Yes. So when we calculate market share, we calculate it off of CAS procedures. So carotid stenting procedures versus competitors, not open surgeries. And as we mentioned, in more than 50% of our markets, we have over 20% share, and in some cases, up to 60%.

So we certainly use this as a proxy and a guideline to market penetration, and of course, expanding the overall CAS market, converting surgeries to stenting is our equally important objective, but within the current CAS environment, we look at that as a growth goal commercially. So it’s sort of those two pillars, transition more surgery to stenting and gain higher share percentages within the existing endovascular stenting segment. So that’s a big marker for our success.

Benjamin Haynor

Okay. That makes sense. Thanks for clarifying there. And then it seems one of your competitors on the TCAR side of things is not going to pursue European regulatory clearance. And it looks like you guys may have kind of the market to yourself with that silo procedure. Kind of any thoughts that you guys have on that?

Marvin Slosman

Yes. We certainly acknowledge that within the European market, there is an ongoing need for considering TCAR as an alternative delivery option. In fact, many vascular surgeons use homemade kits and other things that they prefer, more of a direct access to the carotid.

So we’re certainly excited about serving that market with an alternative to our transfemoral system. And I think the combination of those 2 things will continue to drive more stenting. We have a fairly high conversion rate now within vascular surgeons to even use our transfemoral system. We guess that somewhere around 20% of the overall procedures by vascular surgeons are done transfemorally, but we’re excited about offering an option within the European community for TCAR as well, so that we can drive everyone toward a stenting solution, of course, with CGuard as being the best available option. So we’re thrilled to have that opportunity.

Benjamin Haynor

Okay. Great. And then thanks for the update, you’re still on track for the enrollment on C-Guardians. Maybe I missed this, but for CGuard Prime and Switchguard, the development efforts there, those still remain on track is the right way to think about it?

Marvin Slosman

Yes, I think so, Ben. We’ve moved through the engineering and V&V phase and development part of the process and we’re now on to the regulatory pathway. So Assuming things remain on track there, I think our timing relative to what we’ve spoken about before seems to be pretty consistent, but we’re now into the regulatory approval phase, which certainly has some variability.

Benjamin Haynor

Sure. That makes sense. And then lastly for me, on CREST-2, congrats. 20 sites, that’s maybe more than I might have expected. Do you know how many patients in the CAS arm remain to be enrolled? And it seems like you might expect a decent percentage of those if it’s 20 sites?

Marvin Slosman

Yes. It’s a good question, Ben. I don’t have a firm number on the patient enrollment overall. We know the stenting arm is a bit behind the other options.

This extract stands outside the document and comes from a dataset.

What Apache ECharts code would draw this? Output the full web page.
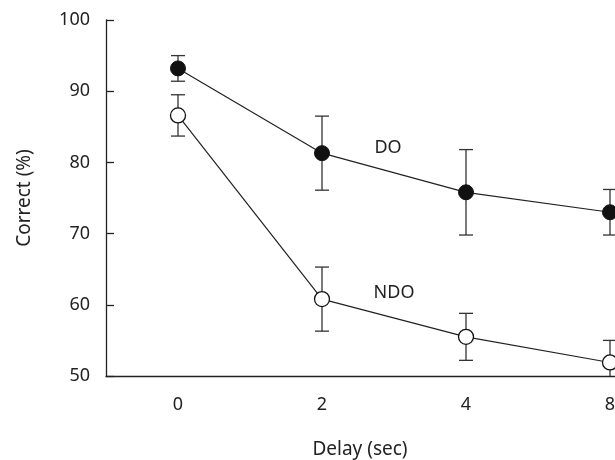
<!DOCTYPE html>
<html style="height:100%;">
<head>
    <meta charset="utf-8">
    <title>Correct vs Delay</title>
    <script src="https://cdn.jsdelivr.net/npm/echarts@6/dist/echarts.min.js"></script>
</head>
<body style="height: 100%; margin: 0; background: #fff;">
    <div id="main" style="width: 615px; height: 460px;"></div>
    <script type="text/javascript">
    // delay categories (sec)
    var delays = ['0', '2', '4', '8'];
    // mean % correct
    var doMean = [93.2, 81.3, 75.8, 73.0];
    var ndoMean = [86.6, 60.8, 55.5, 51.9];
    // error (+/-)
    var doErr = [1.8, 5.2, 6.0, 3.2];
    var ndoErr = [2.9, 4.5, 3.3, 3.1];
    var yTicks = [50, 60, 70, 80, 90, 100];

    var fontFam = 'Noto Sans';
    var ink = '#222';

    function errData(mean, err) {
        return mean.map(function (m, i) {
            return [i, m - err[i], m + err[i]];
        });
    }

    function errorBars(name, mean, err) {
        return {
            name: name + ' err',
            type: 'custom',
            clip: true,
            z: 1,
            silent: true,
            data: errData(mean, err),
            renderItem: function (params, api) {
                var lo = api.coord([api.value(0), api.value(1)]);
                var hi = api.coord([api.value(0), api.value(2)]);
                var w = 7;
                var st = { stroke: '#333', lineWidth: 1.3 };
                return {
                    type: 'group',
                    children: [
                        { type: 'line', shape: { x1: hi[0], y1: hi[1], x2: lo[0], y2: lo[1] }, style: st },
                        { type: 'line', shape: { x1: hi[0] - w, y1: hi[1], x2: hi[0] + w, y2: hi[1] }, style: st },
                        { type: 'line', shape: { x1: lo[0] - w, y1: lo[1], x2: lo[0] + w, y2: lo[1] }, style: st }
                    ]
                };
            }
        };
    }

    function withLabel(values, idx, text, offset) {
        return values.map(function (v, i) {
            if (i !== idx) return v;
            return {
                value: v,
                label: {
                    show: true,
                    formatter: text,
                    position: 'inside',
                    offset: offset,
                    color: ink,
                    fontFamily: fontFam,
                    fontSize: 18
                }
            };
        });
    }

    var myChart = echarts.init(document.getElementById('main'));
    myChart.setOption({
        animation: false,
        grid: {
            left: 106,
            width: 576,
            top: 20,
            height: 356,
            outerBoundsMode: 'none',
            containLabel: false
        },
        xAxis: {
            type: 'category',
            data: delays,
            boundaryGap: true,
            name: 'Delay (sec)',
            nameLocation: 'middle',
            nameGap: 64,
            nameTextStyle: { color: ink, fontFamily: fontFam, fontSize: 19, padding: [0, 68, 0, 0] },
            axisLine: { lineStyle: { color: ink, width: 1.3 } },
            axisTick: { inside: true, length: 9, alignWithLabel: true, lineStyle: { color: ink, width: 1.3 } },
            axisLabel: { color: ink, fontFamily: fontFam, fontSize: 18, margin: 20 },
            splitLine: { show: false }
        },
        yAxis: {
            type: 'value',
            min: yTicks[0],
            max: yTicks[yTicks.length - 1],
            interval: 10,
            name: 'Correct (%)',
            nameLocation: 'middle',
            nameGap: 72,
            nameTextStyle: { color: ink, fontFamily: fontFam, fontSize: 19 },
            axisLine: { show: true, lineStyle: { color: ink, width: 1.3 } },
            axisTick: { show: true, inside: true, length: 8, lineStyle: { color: ink, width: 1.3 } },
            axisLabel: { color: ink, fontFamily: fontFam, fontSize: 18, margin: 16 },
            splitLine: { show: false }
        },
        series: [
            errorBars('DO', doMean, doErr),
            errorBars('NDO', ndoMean, ndoErr),
            {
                name: 'DO',
                type: 'line',
                z: 3,
                symbol: 'circle',
                symbolSize: 15,
                data: withLabel(doMean, 1, 'DO', [66, -5]),
                lineStyle: { color: ink, width: 1.2 },
                itemStyle: { color: '#111', borderColor: '#111', borderWidth: 1 }
            },
            {
                name: 'NDO',
                type: 'line',
                z: 3,
                symbol: 'circle',
                symbolSize: 15,
                data: withLabel(ndoMean, 1, 'NDO', [72, -6]),
                lineStyle: { color: ink, width: 1.2 },
                itemStyle: { color: '#fff', borderColor: '#111', borderWidth: 1.3 }
            }
        ]
    });
    </script>
</body>
</html>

But we look forward to beginning the process of making CGuard available, like you said, to those 20 sites. We actually started with participants in the C-Guardians trial. There were also CREST-2 enrollers, easiest path to follow.

And then we’ve actually taken some CREST-2 sites that weren’t in C-Guardians and converted those back as well. So it’s been a good opportunity to have a discussion on CGuard for both of those options available to patients.

Benjamin Haynor

I think that’s all I had. Thanks for the update and taking the questions and congrats on all the progress.

Marvin Slosman

Thanks, Ben. We appreciate the coverage.

Operator

This concludes the question-and-answer session. I would like to turn the conference back over to Marvin Slosman for any closing remarks.

Marvin Slosman

Thank you, operator. I’d like to thank everyone for taking the call today and your ongoing support. We are extremely proud of the progress from this quarter and through the first half of the year and look forward to the next quarterly update in November and our continued progress.

Operator

This concludes today’s conference call. You may disconnect your lines. Thank you for participating, and have a pleasant day.